IOOF’s ability to retain 670 former ANZ-licensed advisers will be key in softening the reputational damage the group suffered in recent months, according to a Morningstar research note.
A “disastrous” appearance at the Hayne royal commission led to the Australian Prudential Regulation Authority disqualifying, among others, IOOF managing director Chris Kelaher and chairman George Venardos. Subsequent to APRA’s action – which saw the share price plunge from $7.17 to 4.28 over three days in December – IOOF’s former head of wealth Renato Mota was appointed acting chief executive.
“At a minimum, we would expect it to materially hurt the company’s reputation, making it harder to attract advisers and fund its products,” the report stated. “Some of this may be softened if it is to retain most of circa 670 advisers formerly aligned to ANZ Bank”.
The disqualification of its leaders and the spectre of “more proactive regulation” contributed to a “very high uncertainty rating”, according to the researcher.
Morningstar noted that IOOF has “strong brand recognition” and a track record of being able to maintain and attract advisers, while their institutional competitors have struggled.

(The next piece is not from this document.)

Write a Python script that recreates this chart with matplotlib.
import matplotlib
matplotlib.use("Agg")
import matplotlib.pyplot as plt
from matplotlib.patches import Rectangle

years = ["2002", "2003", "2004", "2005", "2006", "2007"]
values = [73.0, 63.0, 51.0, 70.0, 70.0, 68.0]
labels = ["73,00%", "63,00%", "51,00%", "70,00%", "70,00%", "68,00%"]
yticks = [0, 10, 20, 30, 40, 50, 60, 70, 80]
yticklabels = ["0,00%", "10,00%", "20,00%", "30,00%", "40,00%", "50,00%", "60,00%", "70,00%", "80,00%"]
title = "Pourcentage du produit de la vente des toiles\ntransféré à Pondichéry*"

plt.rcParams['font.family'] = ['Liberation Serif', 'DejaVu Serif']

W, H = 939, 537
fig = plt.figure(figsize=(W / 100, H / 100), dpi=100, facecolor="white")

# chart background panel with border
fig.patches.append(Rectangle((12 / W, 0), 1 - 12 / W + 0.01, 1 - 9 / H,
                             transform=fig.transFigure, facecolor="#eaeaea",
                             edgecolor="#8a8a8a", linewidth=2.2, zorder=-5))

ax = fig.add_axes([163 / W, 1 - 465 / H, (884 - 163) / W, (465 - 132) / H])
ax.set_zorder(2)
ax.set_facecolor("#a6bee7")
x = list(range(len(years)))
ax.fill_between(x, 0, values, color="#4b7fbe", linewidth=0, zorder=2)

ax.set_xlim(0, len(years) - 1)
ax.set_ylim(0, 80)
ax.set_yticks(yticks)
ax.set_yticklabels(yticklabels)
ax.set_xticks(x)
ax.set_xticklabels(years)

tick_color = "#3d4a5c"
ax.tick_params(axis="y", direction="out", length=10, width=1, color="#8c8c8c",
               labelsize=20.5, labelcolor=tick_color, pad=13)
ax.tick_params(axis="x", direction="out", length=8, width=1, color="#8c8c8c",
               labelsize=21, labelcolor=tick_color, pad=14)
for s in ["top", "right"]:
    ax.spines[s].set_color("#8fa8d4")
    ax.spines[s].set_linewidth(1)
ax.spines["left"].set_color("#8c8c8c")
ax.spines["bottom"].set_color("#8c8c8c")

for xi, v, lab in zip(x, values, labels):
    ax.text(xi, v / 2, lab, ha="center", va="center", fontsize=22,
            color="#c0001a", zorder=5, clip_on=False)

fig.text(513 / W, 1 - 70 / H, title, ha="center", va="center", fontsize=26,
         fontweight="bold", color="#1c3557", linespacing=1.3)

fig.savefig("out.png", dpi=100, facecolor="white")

“The most recent example of this is that almost 50 advisers have recently moved over from National Australia Bank’s Meritum Financial Group to become IOOF-aligned advisers,” the report stated.

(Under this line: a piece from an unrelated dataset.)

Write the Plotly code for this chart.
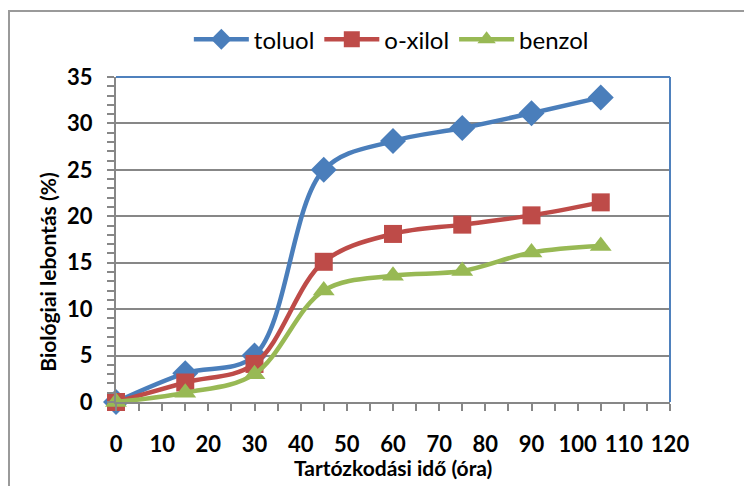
import plotly.graph_objects as go

# Residence time (hours) and biological degradation (%) per solvent
hours = [0, 15, 30, 45, 60, 75, 90, 105]
toluol = [0, 3.1, 5.0, 25.0, 28.1, 29.5, 31.1, 32.8]
o_xilol = [0, 2.1, 4.1, 15.1, 18.1, 19.1, 20.1, 21.5]
benzol = [0, 1.0, 3.0, 12.0, 13.6, 14.1, 16.1, 16.8]

x_ticks = list(range(0, 121, 10))
y_ticks = list(range(0, 36, 5))

FONT = "Lato, 'Liberation Sans', sans-serif"
GRID = "#878787"

series = [
    ("toluol", toluol, "#4A7EBB", "diamond", 20),
    ("o-xilol", o_xilol, "#BE4B48", "square", 18),
    ("benzol", benzol, "#98B954", "triangle-up", 19),
]

fig = go.Figure()
for name, vals, color, symbol, size in series:
    fig.add_trace(go.Scatter(
        x=hours, y=vals, name=name, mode="lines+markers",
        line=dict(color=color, width=4.5, shape="spline", smoothing=1.0),
        marker=dict(symbol=symbol, size=size, color=color, line=dict(width=0)),
        cliponaxis=False,
    ))

fig.update_layout(
    width=744, height=486,
    margin=dict(l=116, r=74, t=77, b=84),
    paper_bgcolor="white", plot_bgcolor="white",
    font=dict(family=FONT, color="black"),
    showlegend=True,
    legend=dict(
        orientation="h", x=0.497, xanchor="center", y=1.115, yanchor="middle",
        font=dict(size=24, family=FONT), itemwidth=55, traceorder="normal",
    ),
    xaxis=dict(
        range=[0, 120], tickvals=x_ticks, ticktext=[str(v) for v in x_ticks],
        ticks="outside", ticklen=7, tickwidth=1.5, tickcolor=GRID,
        minor=dict(dtick=5, ticks="outside", ticklen=7, tickwidth=1.5, tickcolor=GRID, showgrid=False),
        showline=True, linecolor=GRID, linewidth=2, showgrid=False, zeroline=False,
        tickfont=dict(size=22, family=FONT, weight="bold"),
        ticklabelstandoff=15,
    ),
    yaxis=dict(
        range=[0, 35], tickvals=y_ticks, ticktext=[str(v) for v in y_ticks],
        ticks="outside", ticklen=7, tickwidth=1.5, tickcolor=GRID,
        minor=dict(dtick=1, ticks="outside", ticklen=7, tickwidth=1.5, tickcolor=GRID, showgrid=False),
        showline=True, linecolor=GRID, linewidth=2,
        showgrid=True, gridcolor=GRID, gridwidth=1.5, zeroline=False,
        tickfont=dict(size=22, family=FONT, weight="bold"),
        ticklabelstandoff=10,
    ),
    annotations=[
        dict(text="Tartózkodási idő (óra)", xref="paper", yref="paper",
             x=0.5, y=-0.2, xanchor="center", yanchor="middle", showarrow=False,
             font=dict(size=21, family=FONT, weight="bold")),
        dict(text="Biológiai lebontás (%)", xref="paper", yref="paper",
             x=-0.125, y=0.40, xanchor="center", yanchor="middle", textangle=-90,
             showarrow=False, font=dict(size=21, family=FONT, weight="bold")),
    ],
    shapes=[
        # plot-area frame (top and right edges)
        dict(type="line", xref="paper", yref="paper", x0=0, x1=1, y0=1, y1=1,
             line=dict(color="#4F81BD", width=2)),
        dict(type="line", xref="paper", yref="paper", x0=1, x1=1, y0=0, y1=1,
             line=dict(color="#4F81BD", width=2)),
        # chart-area border
        dict(type="rect", xref="paper", yref="paper",
             x0=(9 - 116) / 554, x1=(760 - 116) / 554,
             y0=(402 - 500) / 325, y1=1 + (77 - 11) / 325,
             line=dict(color="#9A9A9A", width=2), layer="below"),
    ],
)

fig.write_html("out.html")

The researcher also says IOOF has the edge over competitors due to its distributional reach and brand recognition. Further, advisers within the group would face challenges leaving due to “switching costs, both monetary and non-monetary”.
IOOF is leaning into the task of retaining the ANZ advisers by accelerating its investment in governance – which will include spending $20 million to $30 million on an advice review program – and trying harder to understand the self-employed advice model, according to the company’s recent half year results announcement.
IOOF’s advice arm is split into salaried high-net-worth advisers under existing licensees Shadforth and Ord Minnett on one side, and a mix of existing IOOF and ex-ANZ self-employed licensees on the other. These include Consultum, Bridges and Lonsdale from IOOF and Millenium3, Bridges, FSP and RI Advice from ANZ.
Work is already underway to mesh the existing IOOF advice brands with the new ANZ affiliates. In January IOOF announced a restructure to bring the two divisions together and the company is advertising for a new head of advice delivery and governance to oversee “100 staff who provide services to over 1,700 financial advisers around Australia”.
Cultural fit will be key in the union, a challenge exacerbated by the different education levels of the groups being brought together.
The importance of the affiliated licensees coming together and shoring up the IOOF brand is underscored by Morningstar’s prediction that the mooted sale of ANZ’s One Path Pensions and Investments will not go through, with the trustee of P&I likely to conclude the transfer is not in the best interests of members.
“We expect this part of the deal will not complete,” the report stated.
IOOF announced the $1 billion deal to acquire ANZ’s P&I business and aligned dealer groups in late 2017, but the transfer of advisers to the new group didn’t gain traction until the latter half of 2018, according to one source.
IOOF’s advice business was responsible for 40 per cent of the group earnings in 2018 – a number which would increase if the roughly 670 ANZ advisers remain with the existing 1000 under the brand’s banner.
The Morningstar note pointed to several positive indicators for the advice business, including its ability to scale and an open architecture platform that “allows some IOOF advisers to originate investment products shelved on third party platforms”.
However, the researcher also warned that IOOF’s future as the second largest licensee owner in the country – and potentially the biggest, depending on AMP’s fortunes – will hinge on its ability to make the ANZ transfer work out.
“IOOF’s success depends heavily on its ability to foster a strong relationship with its financial advisers, dealer groups, and its asset managers, as well as their respective clients,” the report stated.